Çocuk diğerlerinde olduğu gibi babasının dediğini yapar ve yine iki parmağını kaldırır.

Ve adam:

- 200.000 dolara alıyorum der.

Çocuk bu kez daha çok şok olur ve koşa koşa babasına gelir ve çok şaşırmış olarak babasına:

- Baba, değerli taşlar dükkanındaki  adam bu taşı 200.000 dolara almak istiyor.

Babası oğluna döner ve şöyle der:

- Oğlum, hayatın değerini anladın mı, şimdi anladın mı?” Hikaye bu dersle bitiyor. 

Bizim değerlerimize göre hayat Allah’ın verdiği büyük bir nimettir. İnsan, paha biçilmez bir değer. Bu değeri ancak değer bilenler anlıyor. Allah’ın nimeti bilenler…

İnsan, insana emanet edilmiştir. Bizim değerlerimize göre emaneti korumak büyük bir görevdir, emaneti verene şükürdür. Sahibine hürmettir.

Çok acı ve yakıcı bir yangın yaşadık ve 79 canımızı kaybettik. Kimden ve hangi düşünce veya hangi siyasi görüşten olursa olsun giden her can bizden biridir. Ülkemizin önemli bir parçası. Ailemizden biri. Biz böyle kabul ediyoruz.

Bizler böyle düşünürken bazı kesimler yine yangından rant çıkarma peşine düştüler. Onlarla aynı dili ve duyguyu paylaşmadığımıza bir kez daha şahit olduk.

Çok ayrıştırdılar, çok ötekileştirdiler ve ötekileştirildik. Bu kesimler, bu kadar da olmaz denecek acımasız ve insafsız tavır içindeler maalesef. Siz bunları, kimlerle iş tuttuklarından, değerlerimize saldırılarından tanıyorsunuz.

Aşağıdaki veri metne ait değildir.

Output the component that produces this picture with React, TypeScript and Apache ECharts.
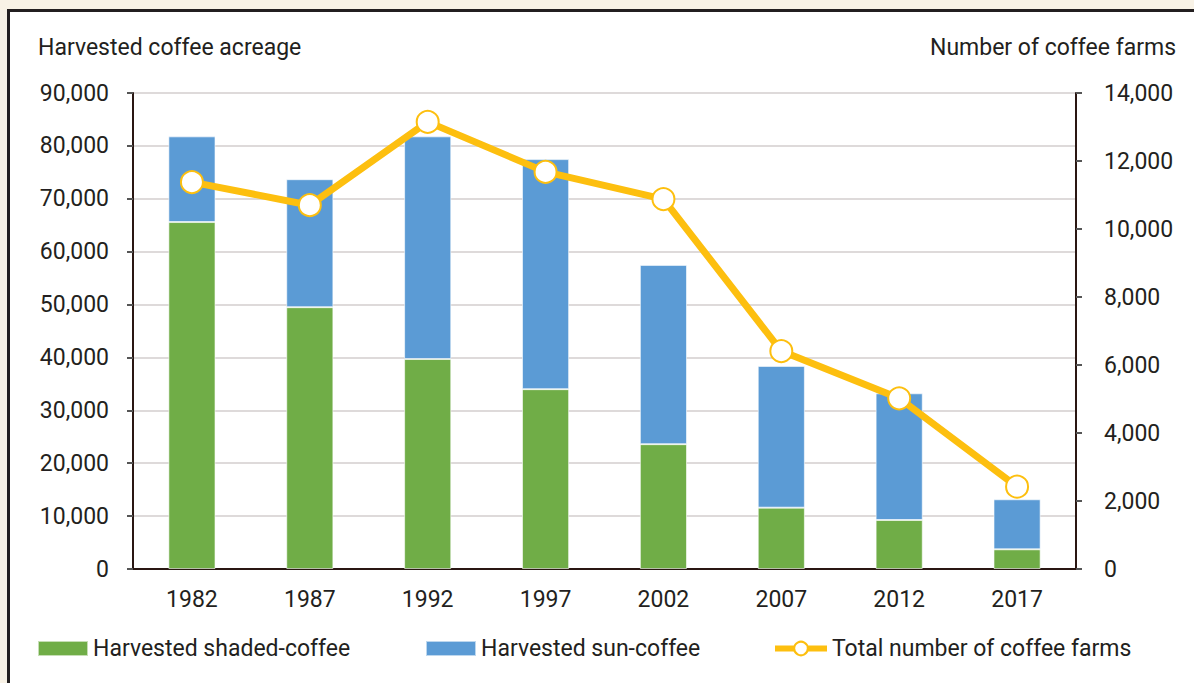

Şu görüntü hiç iç açıdı değil. Çok kırıyor, çok kırılıyor ve hiç bir şey olmamış gibi de sorumsuz yaşıyoruz. Birimiz, diğerimizin gözünde beş para etmiyoruz. Oysa ölüm bu dünyanın tek hakikatidir. Tek birleştireni olması gerekmez mi?

Ya, bizler ne hallere geldik!

Yanan otelde cenazeler morglara taşınırken hemen yanı başındaki otelde bazı tatilcilerin o esnada kayak yaptığı görüntüler ekranlara düşüyor. Kendi kendime, insanlık bitmiş diye söyleniyorum. Maalesef böyle.

Eğlence görüntüleri bize değerlerimizdeki yangının görünenden çok daha büyük olduğunu söylüyor. Her geçen gün içten içe yanıyoruz. Farkında mısınız? İnsanlığımızı ve merhametimizi kaybediyoruz.

Değerlerimizi ve bizi ayakta tutan ne varsa çürümeye devam ediyor. Biz bu değildik ya…

Evet.. Bu boğucu, kayıtsız ve kahredici tablodan bir gün kurtulacağız. İçimizdeki öldürücü yangın sönecektir. Yiğit düştüğü yerden mutlaka bir gün kalkacaktır.

Peki bu nasıl olacak?

Rahmetli Erbakan hocamızın ifadesiyle, “önce ahlak ve maneviyatla” düzeleceğiz inşallah. Çünkü hiç bir hal kalıcı değildir. İnancımız bize, iyilik çoğunluğu sağlayacaktır diyor.

Bir vurgun yedik, doluya tutulduk. Mevsim değişmek üzere. Gün bahara dönmek üzere. Gün gelecek ışıl ışıl bir gün doğacak. Ben buna inanıyorum.